Asked how he’s been preparing for the awesome job of commander-in-chief, should he be elected, Trump referred to the 88 generals and admirals who recently endorsed him without noting that he’s consulted, or even talked with, very few of them. He then said, as he’s said before, “I think also I really feel I have a common sense on the issues”—proving yet again that Trump is that most dangerous man: a prospective national leader who doesn’t know just how much he doesn’t know.
Lauer then recalled Trump’s statement, a few weeks ago, that in the heat of a campaign, he sometimes says things that he regrets, and asked if this is a quality one should seek in a president. Trump replied, “I regret, but in the meantime, I beat 16 people”—referring to his primary opponents—“and here I am.” To Trump, it’s all about the popularity. Similarly, when asked about his admiration of Russian President Vladimir Putin, he noted Putin’s 82 percent popularity rating among his people, making him, Trump said, a better leader than President Obama.
Trump disputed Clinton’s remark in the first half of the forum that he, too, had initially supported the invasion of Iraq, saying that he opposed the war in a 2004 issue of Esquire. But the invasion took place in 2003, and he told Howard Stern a few months before its launching that he favored the war—just as he also, in fact, favored U.S. military intervention in Libya, for which he lambasted Clinton, blaming her for the chaos that ensued.
The most jaw-dropping moment may have come when he said that we could have preempted the rise of ISIS if only we’d taken Iraq’s oil. “It used to be ‘To the victors belong the spoils,’ ” he said—thus confirming every anti-American’s deep belief that our foreign policy is driven by rapacious imperialism. How would you take the oil? Lauer asked. “We’d leave a group behind, we would take sections that have the oil,” Trump replied, as if that were the easiest thing in the world.
Trump used to say that he had a plan to defeat ISIS “very fast,” but recently he said he would ask his generals to give him a plan within 30 days on how to do so. Is that his plan, Lauer asked: to get others to come up with a plan? “No,” Trump replied, “but when I do come up with a plan that I like—I may love what the generals come up with … I have a plan … maybe a combination of my plan and the generals’ plan”—without once hinting, even broadly, what his plan entailed.

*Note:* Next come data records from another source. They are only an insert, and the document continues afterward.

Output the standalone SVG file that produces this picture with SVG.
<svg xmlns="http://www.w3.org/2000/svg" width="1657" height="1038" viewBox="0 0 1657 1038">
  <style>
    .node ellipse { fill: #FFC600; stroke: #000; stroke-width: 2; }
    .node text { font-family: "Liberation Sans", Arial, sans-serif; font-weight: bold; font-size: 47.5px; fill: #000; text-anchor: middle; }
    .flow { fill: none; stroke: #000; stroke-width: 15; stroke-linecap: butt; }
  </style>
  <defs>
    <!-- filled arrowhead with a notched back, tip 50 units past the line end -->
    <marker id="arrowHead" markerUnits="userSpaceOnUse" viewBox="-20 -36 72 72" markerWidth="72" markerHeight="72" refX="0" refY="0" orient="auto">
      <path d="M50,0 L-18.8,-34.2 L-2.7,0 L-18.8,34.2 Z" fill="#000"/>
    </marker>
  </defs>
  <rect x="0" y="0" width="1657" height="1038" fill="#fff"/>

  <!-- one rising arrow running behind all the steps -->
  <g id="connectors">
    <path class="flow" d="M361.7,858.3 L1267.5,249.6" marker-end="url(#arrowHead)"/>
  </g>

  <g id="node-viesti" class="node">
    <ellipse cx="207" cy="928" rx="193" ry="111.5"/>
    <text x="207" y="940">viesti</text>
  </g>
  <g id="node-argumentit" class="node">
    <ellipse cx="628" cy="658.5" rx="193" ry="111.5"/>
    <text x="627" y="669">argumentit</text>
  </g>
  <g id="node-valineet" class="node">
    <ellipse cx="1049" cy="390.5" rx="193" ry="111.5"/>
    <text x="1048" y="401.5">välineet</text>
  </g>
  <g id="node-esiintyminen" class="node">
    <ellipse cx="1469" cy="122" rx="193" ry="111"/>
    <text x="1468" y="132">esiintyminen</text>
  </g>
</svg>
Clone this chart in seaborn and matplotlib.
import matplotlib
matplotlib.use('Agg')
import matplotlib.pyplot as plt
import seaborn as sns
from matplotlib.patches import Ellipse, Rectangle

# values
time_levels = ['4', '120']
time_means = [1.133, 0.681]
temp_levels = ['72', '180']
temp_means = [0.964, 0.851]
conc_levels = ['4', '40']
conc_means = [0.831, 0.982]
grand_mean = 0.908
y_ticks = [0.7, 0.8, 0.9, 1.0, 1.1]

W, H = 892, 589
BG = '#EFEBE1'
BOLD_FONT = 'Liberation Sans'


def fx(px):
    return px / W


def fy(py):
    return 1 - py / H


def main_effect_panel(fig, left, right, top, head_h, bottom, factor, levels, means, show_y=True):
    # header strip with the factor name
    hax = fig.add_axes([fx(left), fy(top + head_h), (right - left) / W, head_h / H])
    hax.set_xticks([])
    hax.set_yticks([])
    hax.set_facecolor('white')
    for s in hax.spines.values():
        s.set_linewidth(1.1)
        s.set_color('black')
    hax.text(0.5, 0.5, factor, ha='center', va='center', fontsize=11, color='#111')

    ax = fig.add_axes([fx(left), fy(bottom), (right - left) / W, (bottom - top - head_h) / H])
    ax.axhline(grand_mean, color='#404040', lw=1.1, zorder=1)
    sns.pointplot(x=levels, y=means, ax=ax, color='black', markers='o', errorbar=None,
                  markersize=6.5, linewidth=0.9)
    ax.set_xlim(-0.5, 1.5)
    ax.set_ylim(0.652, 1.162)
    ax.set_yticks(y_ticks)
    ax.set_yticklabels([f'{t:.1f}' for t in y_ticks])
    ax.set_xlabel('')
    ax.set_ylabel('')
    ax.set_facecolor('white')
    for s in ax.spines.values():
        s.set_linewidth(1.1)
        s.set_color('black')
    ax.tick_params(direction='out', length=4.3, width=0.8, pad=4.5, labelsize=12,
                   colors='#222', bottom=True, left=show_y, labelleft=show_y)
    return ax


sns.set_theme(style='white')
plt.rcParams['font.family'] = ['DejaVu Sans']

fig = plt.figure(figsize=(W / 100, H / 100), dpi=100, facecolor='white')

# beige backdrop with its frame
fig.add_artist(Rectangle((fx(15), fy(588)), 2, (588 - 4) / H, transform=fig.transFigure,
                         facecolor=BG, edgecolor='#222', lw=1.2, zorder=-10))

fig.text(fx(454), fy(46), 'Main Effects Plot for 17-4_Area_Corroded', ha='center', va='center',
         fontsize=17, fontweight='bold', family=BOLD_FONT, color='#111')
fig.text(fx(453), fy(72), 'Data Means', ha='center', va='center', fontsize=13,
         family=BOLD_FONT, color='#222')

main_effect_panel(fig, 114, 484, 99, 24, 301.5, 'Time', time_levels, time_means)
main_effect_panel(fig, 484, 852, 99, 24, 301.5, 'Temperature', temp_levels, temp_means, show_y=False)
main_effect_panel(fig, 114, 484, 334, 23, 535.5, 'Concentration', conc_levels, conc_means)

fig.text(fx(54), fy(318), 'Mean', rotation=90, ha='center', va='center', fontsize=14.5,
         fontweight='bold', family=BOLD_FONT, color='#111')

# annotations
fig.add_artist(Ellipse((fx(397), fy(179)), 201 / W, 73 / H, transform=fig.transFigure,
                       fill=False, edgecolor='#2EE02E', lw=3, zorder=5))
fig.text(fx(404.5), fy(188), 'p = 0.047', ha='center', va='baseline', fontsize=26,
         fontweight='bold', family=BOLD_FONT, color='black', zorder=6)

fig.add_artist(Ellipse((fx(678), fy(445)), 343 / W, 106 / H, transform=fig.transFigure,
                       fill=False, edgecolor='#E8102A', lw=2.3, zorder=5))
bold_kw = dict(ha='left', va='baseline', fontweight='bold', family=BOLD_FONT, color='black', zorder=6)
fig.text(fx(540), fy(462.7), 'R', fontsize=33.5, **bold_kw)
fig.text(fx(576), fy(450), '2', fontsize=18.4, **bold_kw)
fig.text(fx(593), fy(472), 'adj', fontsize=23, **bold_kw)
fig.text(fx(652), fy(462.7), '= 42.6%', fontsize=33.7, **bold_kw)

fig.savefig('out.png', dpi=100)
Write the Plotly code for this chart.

Then again, Hillary Clinton didn’t do so well at this forum either. She started strong. Asked to list the most important character traits of a commander-in-chief, she replied, “Steadiness … mixed with strength … someone who listens, who evaluates … who is able to sort out the very difficult options and make the decision,” like the one that she helped make to raid Osama Bin Laden’s lair. She was listing the traits that she most clearly possesses and Trump most clearly lacks.
Then came the onslaught of questions about emails, the Iraq vote, and Libya—for which she’d prepared answers that were coherent (if not quite convincing to viewers who hold those issues against her). She mounted a good defense of the Iran nuclear deal, summarizing her stance on Iran in general as “distrust but verify.” She rattled off the many things she’s done and bills she’s helped pass to assist veterans—more than Trump has done.
But she took a strange route when it came to the war against ISIS. She said she supported airstrikes, special-ops forces, and enablers to help Arab and Kurdish ground fighters—but, she added, no U.S. ground troops. “We are not putting ground troops into Iraq ever again” or in Syria either. Well, we have put a few thousand ground troops in Iraq and Syria: That’s what those special-ops forces and enablers are. She might have been more precise had she pledged not to escalate beyond the levels or types of troops in place now—but it’s hard to say what precisely she thinks.
Then again, she clearly thinks something, she thinks about these issues, she’s thought about them a lot, though sometimes, as she now admits, to mistaken conclusions—whereas Trump has never thought about them at all yet believes he’s a sage.
This was the choice laid out before us: on the one hand, a flawed, sometimes slippery, but capable, intelligent, tough woman well-versed in all levels of politics and diplomacy—on the other hand, a man who thinks he’s all those things but isn’t any of them. But there was one moment that may have stood out in the minds of the undecided—when Trump said of Clinton, “She’s been there for 30 years. We need change.”
It was the same tack he took when he tried to appeal to black Americans by saying, “What have you got to lose?” It didn’t work with black Americans. For one thing, he made the remark to an all-white audience. For another, black life in America isn’t the unrelieved hellhole that he depicted. Trump spent his time Wednesday night—and in a speech earlier in the day—painting America’s military as “depleted,” its foreign policy as “disastrous,” and its generals (except for those supporting him) as “reduced to rubble” under the leadership of Barack Obama and Hillary Clinton. His speech was jammed with mendacity, comparing the number of U.S. warships and jet fighters with those of decades ago (without noting the enormous difference in quality) and claiming that Obama has shrunk the military budget (when in fact it’s larger than it has been for the last 30 years).
Hillary Clinton wasn’t asked about any of these matters. But if Trump’s big lies are believed, if people (most of whom don’t experience foreign policy in their everyday lives) are convinced that we’re getting weak, growing limp, and so “we need change,” even from someone who seems so improbably cast for the job, he might sway votes his way, even on this issue, where the contrast between the two candidates is so enormous—vaster than the contrast between any two candidates in modern times—that the contest should be tipping effortlessly the other way.